Роман ТИМЕНЧИК. Анна Ахматова в 1960-е годы. Стр. 155
К этому эпизоду есть два примечания.
Первый — о том, как «Борис» хотел Нобеля и на какие низости пускался, когда убедился в зелености винограда.
…воспоминания [Ахматовой] о визите Пастернака к А.А. на Ордынку: «Говорил же он почему-то о Голсуорси, «Сагу о Форсайтах» называл нудной, тягучей, даже мертвой. Вскоре он ушел». А.А. развеселилась. «Вы догадываетесь, почему Борисик вдруг набросился на Голсуорси? Нет? Когда-то, много лет назад английские студенты выдвинули Пастернака на соискание Нобелевской премии, но получил ее Голсуорси».

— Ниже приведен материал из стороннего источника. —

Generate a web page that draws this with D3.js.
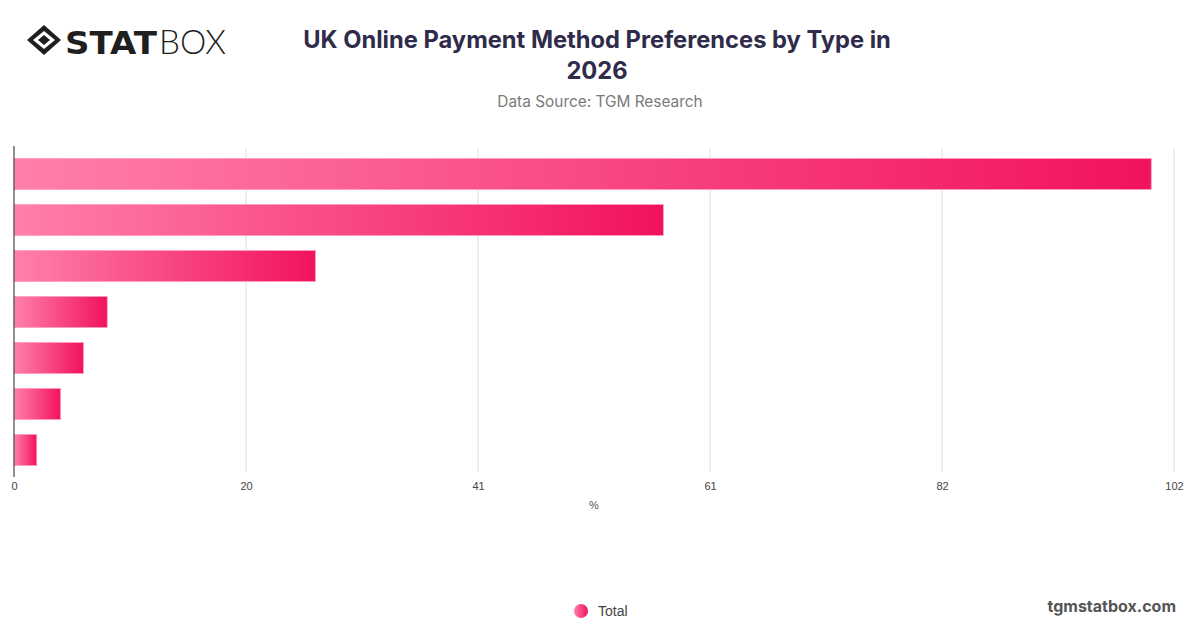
<!DOCTYPE html>
<html>
<head>
<meta charset="utf-8">
<script src="https://cdn.jsdelivr.net/npm/d3@7/dist/d3.min.js"></script>
<style>
  html, body { margin: 0; padding: 0; background: #fff; }
  svg { display: block; }
</style>
</head>
<body>
<svg id="chart" width="1200" height="628"></svg>
<script>
const categories = ["Method 1", "Method 2", "Method 3", "Method 4", "Method 5", "Method 6", "Method 7"];
const values = [100, 57.1, 26.5, 8.2, 6.1, 4.1, 2];
const tickValues = [0, 20.4, 40.8, 61.2, 81.6, 102];
const tickLabels = ["0", "20", "41", "61", "82", "102"];
const seriesName = "Total";
const titleLines = ["UK Online Payment Method Preferences by Type in", "2026"];
const subtitle = "Data Source: TGM Research";
const axisTitle = "%";

const svg = d3.select("#chart");
const margin = {left: 14, right: 26, top: 150, bottom: 156};
const W = 1200, H = 628;

const x = d3.scaleLinear().domain([0, 102]).range([margin.left, W - margin.right]);
const y = d3.scaleBand().domain(categories).range([margin.top + 1, H - margin.bottom + 1]).paddingInner(0.326).paddingOuter(0.163);

const defs = svg.append("defs");
const grad = defs.append("linearGradient").attr("id", "barGrad")
  .attr("x1", "0%").attr("y1", "0%").attr("x2", "100%").attr("y2", "0%");
grad.append("stop").attr("offset", "0%").attr("stop-color", "#ff80aa");
grad.append("stop").attr("offset", "100%").attr("stop-color", "#f2125f");
const lgrad = defs.append("linearGradient").attr("id", "legGrad")
  .attr("x1", "0%").attr("y1", "0%").attr("x2", "100%").attr("y2", "0%");
lgrad.append("stop").attr("offset", "0%").attr("stop-color", "#ff80aa");
lgrad.append("stop").attr("offset", "100%").attr("stop-color", "#f2125f");

// grid lines
svg.append("g").selectAll("line").data(tickValues.slice(1)).join("line")
  .attr("x1", d => x(d)).attr("x2", d => x(d))
  .attr("y1", margin.top - 1).attr("y2", H - margin.bottom)
  .attr("stroke", "#dcdcdc").attr("stroke-width", 1);

// bars
svg.append("g").selectAll("rect").data(values).join("rect")
  .attr("x", x(0))
  .attr("y", (d, i) => y(categories[i]))
  .attr("width", d => x(d) - x(0))
  .attr("height", y.bandwidth())
  .attr("fill", "url(#barGrad)")
  .attr("stroke", "#ff9cc0").attr("stroke-width", 0.8);

// x axis
const xAxis = d3.axisBottom(x).tickValues(tickValues).tickFormat((d, i) => tickLabels[i]).tickSize(0).tickPadding(10);
const gx = svg.append("g").attr("transform", `translate(0,${H - margin.bottom})`).call(xAxis);
gx.select(".domain").remove();
gx.selectAll("text").attr("font-family", "Helvetica, Arial, 'Liberation Sans', sans-serif").attr("font-size", 11).attr("fill", "#444");

// left axis line
svg.append("line").attr("x1", x(0)).attr("x2", x(0))
  .attr("y1", margin.top - 4).attr("y2", H - margin.bottom + 5)
  .attr("stroke", "#555").attr("stroke-width", 1.3);

// axis title
svg.append("text").attr("x", (x(0) + x(102)) / 2).attr("y", 509).attr("text-anchor", "middle")
  .attr("font-family", "Helvetica, Arial, 'Liberation Sans', sans-serif").attr("font-size", 11).attr("fill", "#555").text(axisTitle);

// title
svg.append("g").selectAll("text").data(titleLines).join("text")
  .attr("x", 597).attr("y", (d, i) => 48 + i * 31).attr("text-anchor", "middle")
  .attr("font-family", "Inter, 'Noto Sans', sans-serif").attr("font-weight", 700).attr("font-size", 23.7)
  .attr("fill", "#2f2c4b").text(d => d);
svg.append("text").attr("x", 600).attr("y", 107).attr("text-anchor", "middle")
  .attr("font-family", "Inter, 'Noto Sans', sans-serif").attr("font-size", 15.4).attr("fill", "#7a7a7a").text(subtitle);

// legend
svg.append("circle").attr("cx", 581).attr("cy", 611).attr("r", 7).attr("fill", "url(#legGrad)");
svg.append("text").attr("x", 598).attr("y", 616).attr("font-family", "Helvetica, Arial, 'Liberation Sans', sans-serif")
  .attr("font-size", 14).attr("fill", "#444").text(seriesName);

// watermark
svg.append("text").attr("x", 1176).attr("y", 612).attr("text-anchor", "end")
  .attr("font-family", "Inter, 'Noto Sans', sans-serif").attr("font-weight", 700).attr("font-size", 16)
  .attr("fill", "#555").text("tgmstatbox.com");

// logo
const logo = svg.append("g").attr("transform", "translate(27,25)");
logo.append("path").attr("d", "M17,0 L34,15 L17,30 L0,15 Z").attr("fill", "#1f1f1f");
logo.append("path").attr("d", "M17,6 L28,15 L17,24 L6,15 Z").attr("fill", "#fff");
logo.append("path").attr("d", "M17,10 L23,15 L17,20 L11,15 Z").attr("fill", "#1f1f1f");
logo.append("text").attr("x", 38).attr("y", 29)
  .attr("font-family", "'DejaVu Sans', sans-serif").attr("font-weight", 900).attr("font-size", 32)
  .attr("fill", "#1f1f1f").attr("textLength", 92).attr("lengthAdjust", "spacingAndGlyphs").text("STAT");
logo.append("text").attr("x", 132).attr("y", 29)
  .attr("font-family", "'Lato', 'DejaVu Sans', sans-serif").attr("font-weight", 300).attr("font-size", 33)
  .attr("fill", "#1f1f1f").attr("textLength", 67).attr("lengthAdjust", "spacingAndGlyphs").text("BOX");
</script>
</body>
</html>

С. ЛИПКИН. Квадрига. Повесть. Мемуары. Стр. 535
Голсуорси — лауреат Нобелевской премии 1932 года. Это уже тогда Пастернака выдвигали на Нобелевскую премию?! А у нас-то рассказывают, что — только за «Доктора Живаго», за то, что родину продал, вся премия — антисоветская акция и пр., и Ахматовой выгодно это только повторять — но она хочет проработать все версии низости Пастернака, кому какая на вкус придется. Никакого Голсуорси в его жизни в 1932 году было не слыхать, не ожидал он тогда Нобеля. Тогда он был полон весь Зинаидой Николаевной. Для чего же сказано? Чтобы зависть его сделать для всех очевидной (а он не был завистником), ну и чтобы сообщить, что его почитатели — это разве что студенты.
Уж к ней-то «приезжает представитель шведской академии и сообщает…». На самом деле к ней никто не приезжал и никто не сообщал.
Э. Местертон сказал в 1990 году: «В разговоре с историком литературы, который проживал в том же поселке, что А., я сказал, ничего не имея в виду: «Было бы хорошо, если бы А.А. получила Нобелевскую премию?» Ответ был: «Это было бы очень хорошо». Из этого маленького перышка выросла большая курица. Что касается моей роли в нобелевском предприятии, то вышецитированные слова — это единственная реальность. Все остальное — фантазии».